I didn’t sleep well at all but that isn’t unusual for me. Fernando picked us up at a little after 7:00 and we hit the trail by 7:30. We were in a rain forest in a national park. The path was wide initially but very rocky with rocks the size of tennis balls and oranges. I had to watch every step or I would trip or twist my ankle. But what a great hike. 


All we heard was rushing water from a creek quite close by and birds of every description. We hiked uphill for two and a half hours, pausing to look for and at birds. 




























The thrill of a lifetime: we got to watch a quetzal and Ron got some terrific shots. These are magnificent birds. I am still squealing over the fact we got to see one. 
















We also saw lots of butterflies, some chickens, a turkey and geese at a house along the way. Along the trail we saw lots of bromeliads (a parasitic plant native to the tropics that grow on other plants, mostly trees). We also saw a very large tree reported to be over 1500 
years old!







We went back to the car and it was 11:50! No wonder my feet hurt. Fernando drove us around the farms in the highlands and we ended up at a coffee finca which also has hiking trails, a hotel with expensive rooms, a restaurant and a coffee plantation.

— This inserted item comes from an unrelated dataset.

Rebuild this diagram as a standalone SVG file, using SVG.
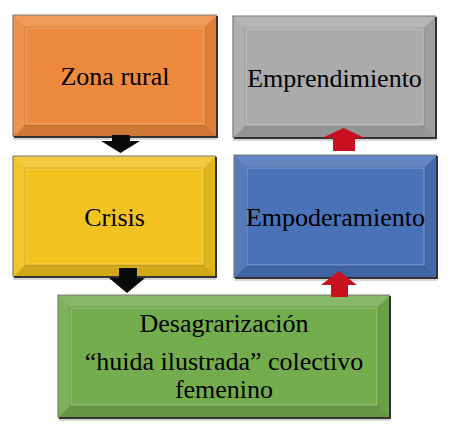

The estate was built in 1929. We had an Americano which was strong as requested and are still waiting for a coffee from Panama we like. So far most coffee here has a wine like taste to it and it isn’t pleasant to our palettes.


We were tired so we had Fernando drop us off at the Sugar and Spice where we eat frequently because the food is so good. We split a sandwich and picked up chili con carne and cornbread for tonight;s dinner as most restaurants are closed on Monday and what is available is not good. This evening will be viewing two more episodes of Downton Abbey.